Is There an Alternative? The Idea of a Single-Payer System
An alternative being advocated by healthcare advocates around the country is a single-payer healthcare system. Under a single-payer system, health insurance would be socialized; the government would pay for care that would be delivered in mostly in the private sector. This is similar to how Medicare works in the US; many European countries, Canada, and Japan have national single-payer healthcare systems. A single-payer system is different from the current multi-payer system in that a single-payer system would replace for-profit, private insurance companies with health insurance provided by the government. The reform proposals being considered by Congressional Democrats maintain and even expand the role of insurance companies, since currently uninsured individuals would be required to obtain insurance from private providers.
The great advantage of a single payer system is that it avoids the built-in inflationary push of the commercial insurers. Cost containment does not have to rely on regulating those insurers since a single payer can control medical costs through negotiations by a public agency with physicians, hospitals, and pharmaceuticals. The remaining inflationary tendencies in health care are then not those of the insurers but are a reflection of the inflation outside the health sector coming from profit making firms.

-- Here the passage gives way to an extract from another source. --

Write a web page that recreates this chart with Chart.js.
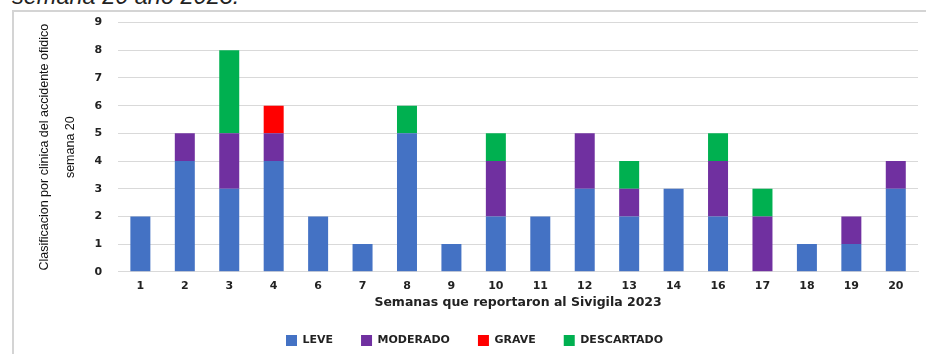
<!DOCTYPE html>
<html>
<head>
<meta charset="utf-8">
<script src="https://cdn.jsdelivr.net/npm/chart.js@4"></script>
<style>
  html, body { margin: 0; padding: 0; background: #fff; width: 926px; height: 354px; overflow: hidden; }
  #caption { position: absolute; left: 12px; top: -17px; font: italic 23.5px "Liberation Sans", Arial, sans-serif; color: #222; white-space: nowrap; }
  #frame { position: absolute; left: 12px; top: 10px; width: 930px; height: 360px; border-left: 2px solid #d4d4d4; border-top: 2px solid #d4d4d4; }
  #wrap { position: absolute; left: 0; top: 0; width: 926px; height: 354px; }
</style>
</head>
<body>
<div id="caption">semana 20 año 2023.</div>
<div id="frame"></div>
<div id="wrap"><canvas id="c"></canvas></div>
<script>
const semanas = ['1','2','3','4','6','7','8','9','10','11','12','13','14','16','17','18','19','20'];
const leve       = [2,4,3,4,2,1,5,1,2,2,3,2,3,2,0,1,1,3];
const moderado   = [0,1,2,1,0,0,0,0,2,0,2,1,0,2,2,0,1,1];
const grave      = [0,0,0,1,0,0,0,0,0,0,0,0,0,0,0,0,0,0];
const descartado = [0,0,3,0,0,0,1,0,1,0,0,1,0,1,1,0,0,0];
const yTicks = [0,1,2,3,4,5,6,7,8,9];

const tickFont = { family: 'Verdana, "DejaVu Sans", sans-serif', size: 11, weight: 'bold' };

new Chart(document.getElementById('c'), {
  type: 'bar',
  data: {
    labels: semanas,
    datasets: [
      { label: 'LEVE', data: leve, backgroundColor: '#4472C4' },
      { label: 'MODERADO', data: moderado, backgroundColor: '#7030A0' },
      { label: 'GRAVE', data: grave, backgroundColor: '#FF0000' },
      { label: 'DESCARTADO', data: descartado, backgroundColor: '#00B050' }
    ]
  },
  options: {
    responsive: true,
    maintainAspectRatio: false,
    animation: false,
    layout: { padding: { left: 31, right: 8, top: 20, bottom: -2 } },
    datasets: { bar: { barPercentage: 0.45, categoryPercentage: 1.0 } },
    plugins: {
      legend: {
        position: 'bottom',
        labels: {
          boxWidth: 11, boxHeight: 11, padding: 28,
          color: '#222',
          font: { family: 'Verdana, "DejaVu Sans", sans-serif', size: 11, weight: 'bold' }
        }
      },
      tooltip: { enabled: false }
    },
    scales: {
      x: {
        stacked: true,
        grid: { display: false, drawTicks: false },
        border: { display: true, color: '#d9d9d9', width: 1 },
        ticks: { color: '#222', font: tickFont, padding: 8, maxRotation: 0 },
        title: {
          display: true,
          text: 'Semanas que reportaron al Sivigila 2023',
          color: '#222',
          font: { family: 'Verdana, "DejaVu Sans", sans-serif', size: 12.5, weight: 'bold' },
          padding: { top: -6, bottom: -3 }
        }
      },
      y: {
        stacked: true,
        min: 0, max: 9,
        afterBuildTicks: (scale) => { scale.ticks = yTicks.map(v => ({ value: v })); },
        grid: { color: '#d9d9d9', lineWidth: 1, drawTicks: false },
        border: { display: false },
        ticks: { color: '#222', font: tickFont, padding: 16 },
        title: {
          display: true,
          text: ['Clasificacion por clinica del accidente ofidico', 'semana 20'],
          color: '#111',
          font: { family: '"Liberation Sans", sans-serif', size: 12.5, lineHeight: 2.1 },
          padding: { top: 0, bottom: -5 }
        }
      }
    }
  }
});
</script>
</body>
</html>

The past few months have shown that activism on behalf of a single payer reform has cast doubt on the view that single payer is politically unrealistic. This view was always self-serving. Baucus holds it since he does not want the steady stream of funds from the health industry to his political campaigns to dry up. The major labor union SEIU holds this view because it wants government help in acquiring union contracts. When Baucus threw single payer advocates out of two of his meetings, he only brought the advantages of single payer to the public’s attention.

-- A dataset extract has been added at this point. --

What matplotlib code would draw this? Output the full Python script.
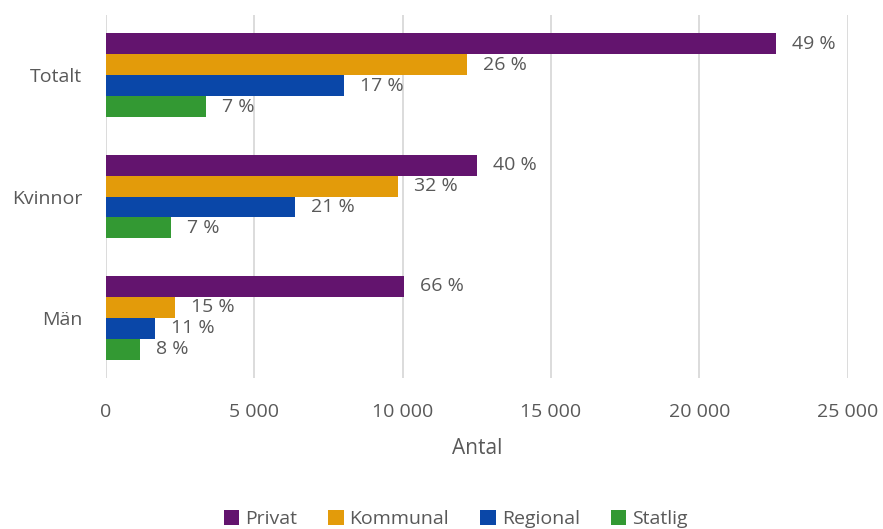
import numpy as np
import matplotlib.pyplot as plt

plt.rcParams['font.family'] = ['Open Sans', 'DejaVu Sans']

groups = ["Totalt", "Kvinnor", "Män"]
series = ["Privat", "Kommunal", "Regional", "Statlig"]
colors = ["#63146E", "#E39B0A", "#0A47A8", "#339933"]

privat = [22575, 12500, 10040]
kommunal = [12160, 9840, 2320]
regional = [8020, 6370, 1650]
statlig = [3370, 2190, 1150]
values = [privat, kommunal, regional, statlig]

privat_pct = ["49 %", "40 %", "66 %"]
kommunal_pct = ["26 %", "32 %", "15 %"]
regional_pct = ["17 %", "21 %", "11 %"]
statlig_pct = ["7 %", "7 %", "8 %"]
pcts = [privat_pct, kommunal_pct, regional_pct, statlig_pct]

text_col = "#595959"
fs = 14

fig = plt.figure(figsize=(8.83, 5.29), dpi=100)
ax = fig.add_axes([0.120, 0.285, 0.840, 0.687])

h = 0.173
y = np.arange(len(groups))
for i, (name, col) in enumerate(zip(series, colors)):
    pos = y - 1.5 * h + i * h
    ax.barh(pos, values[i], height=h, color=col, label=name, zorder=3)
    for p, v, t in zip(pos, values[i], pcts[i]):
        ax.text(v + 540, p, t, va="center", ha="left", fontsize=fs, color=text_col)

ax.set_ylim(2.5, -0.5)
ax.set_xlim(0, 25000)
ax.set_yticks(y)
ax.set_yticklabels(groups)
ax.set_xticks(np.arange(0, 25001, 5000))
ax.set_xticklabels(["0", "5 000", "10 000", "15 000", "20 000", "25 000"])
ax.tick_params(axis="both", length=0, labelsize=fs, labelcolor=text_col)
ax.tick_params(axis="x", pad=18)
ax.tick_params(axis="y", pad=17)
ax.grid(axis="x", color="#D9D9D9", linewidth=1.3, zorder=0)
for s in ax.spines.values():
    s.set_visible(False)
ax.set_xlabel("Antal", fontsize=fs + 1, color=text_col, labelpad=12)

fig.legend(loc="center", bbox_to_anchor=(0.516, 0.019), ncol=4, frameon=False,
           fontsize=fs, labelcolor=text_col, handlelength=0.8, handleheight=0.8,
           handletextpad=0.3, columnspacing=1.6)

fig.savefig("out.png", dpi=100)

It is never too late to talk to various kinds of groups about getting single payer. But at this point, street actions in many cities involving large numbers are helping raise awareness of the issues at stake. It is no longer just the polls but also activism that is making people aware that a majority want single payer. For that reason alone it must be on the table. Make the local offices of congresspeople and the offices of the major private insurers feel the heat! Union locals and central labor bodies can confront the leaders of their international unions on why they hesitate to support John Conyers’ HR676. We should support all mobilizations by Labor Campaign for Single Payer, Health Care Now, Single Payer Action, and state coalitions for single payer.